- REQUIRED TASK
Scan the records below for the line with "Reproduce this chart with Plotly." and the line with "W, H = PAGE_W - OFF, PAGE_H - OFF", and retype that range exactly, both ends included, pictures excepted.

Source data
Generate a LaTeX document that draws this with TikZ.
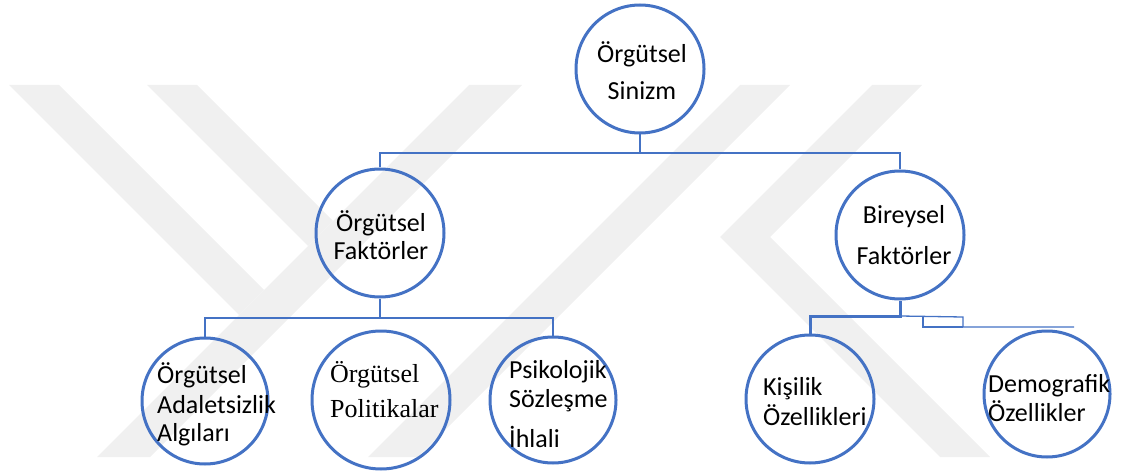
\documentclass[tikz,border=0pt]{standalone}
\usepackage{fontspec}
\setmainfont{Carlito}
\newfontfamily\serifface{Liberation Serif}
\usetikzlibrary{calc}
\definecolor{lineblue}{RGB}{68,114,196}
\definecolor{wmgray}{RGB}{240,240,240}
\tikzset{
  % Daireler
  circ/.style     = {circle, draw=lineblue, line width=3pt, minimum size=128pt, inner sep=0pt},
  % Etiketler (taban = son satır)
  lbl/.style      = {font=\fontsize{26}{28}\selectfont, inner sep=0pt, anchor=base west, align=left},
  lblc/.style     = {lbl, anchor=base, align=center},
  lblserif/.style = {lbl, font=\serifface\fontsize{26}{28}\selectfont},
  % Bağlantı çizgileri
  conn/.style     = {draw=lineblue, line width=2.6pt},
  thinconn/.style = {draw=lineblue, line width=1.3pt},
  % Filigran
  wmark/.style    = {fill=wmgray},
}

\begin{document}
\begin{tikzpicture}[x=1pt, y=-1pt]
  \useasboundingbox (0,0) rectangle (1122,473);
  % Filigran şeritleri
  \fill[wmark] (9,85) -- (59,85) -- (264,290) -- (239,315) -- cycle;
  \fill[wmark] (147,85) -- (197,85) -- (333,221) -- (308,246) -- cycle;
  \fill[wmark] (469,85) -- (522,85) -- (150,457) -- (97,457) -- cycle;
  \fill[wmark] (740,85) -- (790,85) -- (418,457) -- (368,457) -- cycle;
  \fill[wmark] (872,85) -- (922,85) -- (770,237) -- (990,457) -- (940,457) -- (720,237) -- cycle;
  % Daireler
  \node[circ] (root) at (640,69) {};
  \node[circ] (orgfak) at (380,233) {};
  \node[circ] (birfak) at (900,235) {};
  \node[circ, minimum size=126pt] (adalet) at (205,401) {};
  \node[circ, minimum size=138pt] (politik) at (381,400) {};
  \node[circ, minimum size=126pt] (psikol) at (553,400) {};
  \node[circ] (kisilik) at (810,399) {};
  \node[circ, minimum size=126pt] (demog) at (1047,394) {};
  % Etiketler
  \node[lblc] (root-t) at (642,100) {Örgütsel\\[9pt]Sinizm};
  \node[lblc] (orgfak-t) at (381,259.5) {Örgütsel\\Faktörler};
  \node[lblc] (birfak-t) at (904,265) {Bireysel\\[13pt]Faktörler};
  \node[lbl] (adalet-t) at (157,441) {Örgütsel\\[1.5pt]Adaletsizlik\\[0pt]Algıları};
  \node[lblserif] (politik-t) at (330,417) {Örgütsel\\[7pt]Politikalar};
  \node[lbl] (psikol-t) at (509,447) {Psikolojik\\[1pt]Sözleşme\\[12pt]İhlali};
  \node[lbl] (kisilik-t) at (763,425) {Kişilik\\[2pt]Özellikleri};
  \node[lbl] (demog-t) at (988,421) {Demografik\\[0.5pt]Özellikler};
  % Bağlantılar
  \coordinate (bus1) at (0,153);
  \coordinate (bus2) at (0,318);
  \coordinate (bus3) at (0,316);
  \coordinate (stub) at (1074,327);
  \draw[conn] (root.south) -- (root.south |- bus1);
  \draw[conn] (orgfak.north) |- (birfak.north |- bus1) -- (birfak.north);
  \draw[conn] (orgfak.south) -- (orgfak.south |- bus2);
  \draw[conn] (adalet.north) |- (psikol.north |- bus2) -- (psikol.north);
  \draw[conn, line width=3pt] (birfak.south) -- (birfak.south |- bus3) -| (kisilik.north);
  % Sağdaki ince parça
  \draw[thinconn] (birfak.south |- bus3) -- ++(63,1) -- ++(0,10) -- (stub);
  \draw[thinconn] ($(birfak.south |- bus3)+(23,1)$) -- ++(0,10) -- ++(40,0);
\end{tikzpicture}
\end{document}
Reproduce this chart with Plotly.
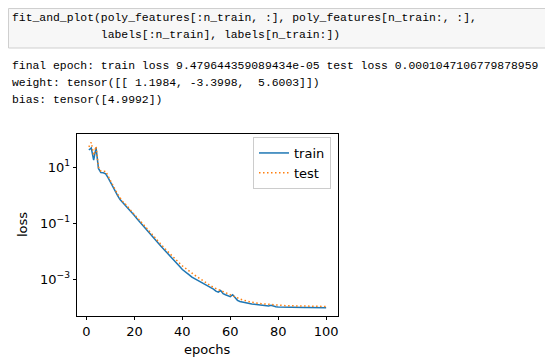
import plotly.graph_objects as go

# The page body has an 8px margin; the figure is sized so it fits the 553x362 window.
PAGE_W, PAGE_H = 553, 362
OFF = 8
W, H = PAGE_W - OFF, PAGE_H - OFF

# ---- data ----
epochs = list(range(1, 101))
train_loss = [
    40.7, 47.9, 17.8, 49.0, 8.91, 6.31, 6.2, 5.75, 4.17, 2.82,
    2.00, 1.38, 0.955, 0.692, 0.562, 0.457, 0.363, 0.282, 0.229, 0.186,
    0.145, 0.117, 0.0933, 0.0741, 0.0589, 0.0479, 0.0372, 0.0302, 0.0240, 0.0191,
    0.0151, 0.0123, 0.00977, 0.00776, 0.00631, 0.00501, 0.00417, 0.00347, 0.00275, 0.00219,
    0.00191, 0.00166, 0.00138, 0.00117, 0.00105, 9.55e-4, 8.71e-4, 7.76e-4, 6.92e-4, 6.17e-4,
    5.50e-4, 5.01e-4, 4.37e-4, 3.72e-4, 3.39e-4, 3.89e-4, 3.02e-4, 2.75e-4, 2.57e-4, 2.34e-4,
    2.75e-4, 2.09e-4, 1.74e-4, 1.58e-4, 1.51e-4, 1.41e-4, 1.35e-4, 1.32e-4, 1.29e-4, 1.26e-4,
    1.23e-4, 1.17e-4, 1.15e-4, 1.12e-4, 1.11e-4, 1.10e-4, 1.15e-4, 1.05e-4, 1.02e-4, 1.01e-4,
    1.00e-4, 9.98e-5, 9.95e-5, 9.77e-5, 9.75e-5, 9.72e-5, 9.70e-5, 9.65e-5, 9.62e-5, 9.60e-5,
    9.58e-5, 9.57e-5, 9.56e-5, 9.55e-5, 9.54e-5, 9.53e-5, 9.52e-5, 9.50e-5, 9.49e-5, 9.479644359089434e-05,
]
test_loss = [
    52.5, 75.9, 26.3, 55.0, 10.0, 7.24, 6.92, 7.08, 4.79, 3.16,
    2.29, 1.55, 1.07, 0.759, 0.603, 0.501, 0.389, 0.309, 0.251, 0.200,
    0.162, 0.129, 0.105, 0.0832, 0.0661, 0.0537, 0.0427, 0.0347, 0.0275, 0.0219,
    0.0178, 0.0141, 0.0115, 0.00933, 0.00759, 0.00617, 0.00513, 0.00427, 0.00355, 0.00295,
    0.00251, 0.00214, 0.00186, 0.00162, 0.00141, 0.00123, 0.00107, 9.33e-4, 8.13e-4, 7.08e-4,
    6.31e-4, 5.62e-4, 5.01e-4, 4.57e-4, 4.17e-4, 3.89e-4, 3.55e-4, 3.24e-4, 2.95e-4, 2.75e-4,
    2.51e-4, 2.29e-4, 2.09e-4, 1.95e-4, 1.82e-4, 1.70e-4, 1.62e-4, 1.55e-4, 1.48e-4, 1.41e-4,
    1.38e-4, 1.35e-4, 1.32e-4, 1.29e-4, 1.26e-4, 1.23e-4, 1.22e-4, 1.20e-4, 1.17e-4, 1.16e-4,
    1.15e-4, 1.14e-4, 1.12e-4, 1.115e-4, 1.11e-4, 1.10e-4, 1.09e-4, 1.085e-4, 1.08e-4, 1.07e-4,
    1.07e-4, 1.065e-4, 1.06e-4, 1.06e-4, 1.055e-4, 1.055e-4, 1.05e-4, 1.05e-4, 1.048e-4, 1.047106779878959e-4,
]
x_ticks = [0, 20, 40, 60, 80, 100]
y_ticks = [10, 0.1, 0.001]
y_ticktext = ["10<sup>1</sup>", "10<sup>\u22121</sup>", "10<sup>\u22123</sup>"]

code_lines = [
    "fit_and_plot(poly_features[:n_train, :], poly_features[n_train:, :],",
    "             labels[:n_train], labels[n_train:])",
]
output_lines = [
    "final epoch: train loss 9.479644359089434e-05 test loss 0.0001047106779878959",
    "weight: tensor([[ 1.1984, -3.3998,  5.6003]])",
    "bias: tensor([4.9992])",
]

# ---- helpers (page pixel -> paper fraction) ----
def px(x):
    return (x - OFF) / W

def py(y):
    return 1 - (y - OFF) / H

# plot area in page pixels
L, R, T, B = 77, 338, 134, 316

fig = go.Figure()
fig.add_trace(go.Scatter(x=epochs, y=train_loss, mode="lines", name="train",
                         line=dict(color="#1f77b4", width=1.5)))
fig.add_trace(go.Scatter(x=epochs, y=test_loss, mode="lines", name="test",
                         line=dict(color="#ff7f0e", width=1.5, dash="1.5px,2.5px")))

FS = 13
tickfont = dict(family="DejaVu Sans", size=FS, color="black")
fig.update_layout(
    width=W, height=H,
    margin=dict(l=0, r=0, t=0, b=0),
    paper_bgcolor="white", plot_bgcolor="white",
    showlegend=True,
    legend=dict(x=px(331), y=py(137), xanchor="right", yanchor="top",
                bgcolor="rgba(255,255,255,0.8)", bordercolor="#cccccc", borderwidth=1,
                font=dict(family="DejaVu Sans", size=FS, color="black")),
    xaxis=dict(domain=[px(L), px(R)], range=[-3.95, 104.95], tickvals=x_ticks,
               showgrid=False, zeroline=False, showline=True, mirror=True,
               linecolor="black", linewidth=0.8, ticks="outside", ticklen=3.5,
               tickwidth=0.8, tickcolor="black", tickfont=tickfont, anchor="y"),
    yaxis=dict(domain=[py(B), py(T)], type="log", range=[-4.32, 2.18],
               tickvals=y_ticks, ticktext=y_ticktext,
               showgrid=False, zeroline=False, showline=True, mirror=True,
               linecolor="black", linewidth=0.8, ticks="outside", ticklen=3.5,
               tickwidth=0.8, tickcolor="black", tickfont=tickfont, anchor="x"),
)

# notebook code cell box
fig.add_shape(type="rect", xref="paper", yref="paper",
              x0=px(8.5), x1=px(600), y0=py(48), y1=py(8.5),
              fillcolor="#f7f7f7", line=dict(color="#cfcfcf", width=1), layer="below")

mono = dict(family="Liberation Mono", size=11.4, color="black")
for i, line in enumerate(code_lines):
    fig.add_annotation(x=px(10), y=py(18.3 + 17 * i), xref="paper", yref="paper",
                       text=line.replace(" ", "&nbsp;"), showarrow=False,
                       xanchor="left", yanchor="middle", font=mono)
for i, line in enumerate(output_lines):
    fig.add_annotation(x=px(10), y=py(66 + 16.8 * i), xref="paper", yref="paper",
                       text=line.replace(" ", "&nbsp;"), showarrow=False,
                       xanchor="left", yanchor="middle", font=mono)

# axis titles
labfont = dict(family="DejaVu Sans", size=FS, color="black")
fig.add_annotation(x=px((L + R) / 2), y=py(349), xref="paper", yref="paper",
                   text="epochs", showarrow=False, xanchor="center", yanchor="middle",
                   font=labfont)
fig.add_annotation(x=px(23), y=py((T + B) / 2), xref="paper", yref="paper",
                   text="loss", showarrow=False, xanchor="center", yanchor="middle",
                   textangle=-90, font=labfont)

fig.write_html("out.html", config={"displayModeBar": False})
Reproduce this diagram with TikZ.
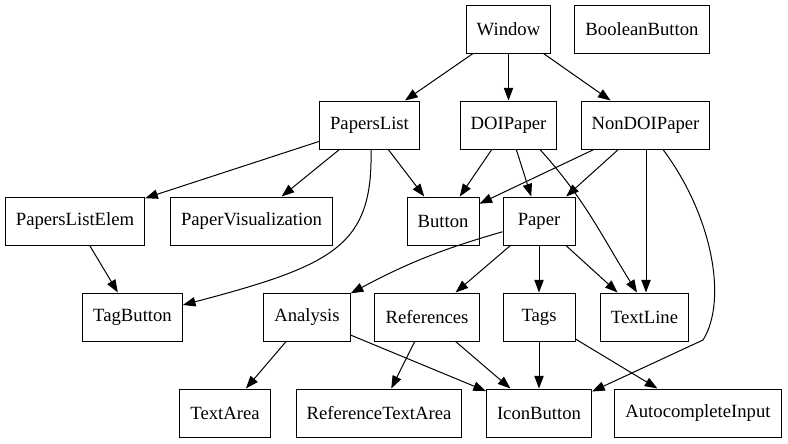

- ANSWER TO THE EXERCISE
Reproduce this chart with Plotly.
import plotly.graph_objects as go

# The page body has an 8px margin; the figure is sized so it fits the 553x362 window.
PAGE_W, PAGE_H = 553, 362
OFF = 8
W, H = PAGE_W - OFF, PAGE_H - OFF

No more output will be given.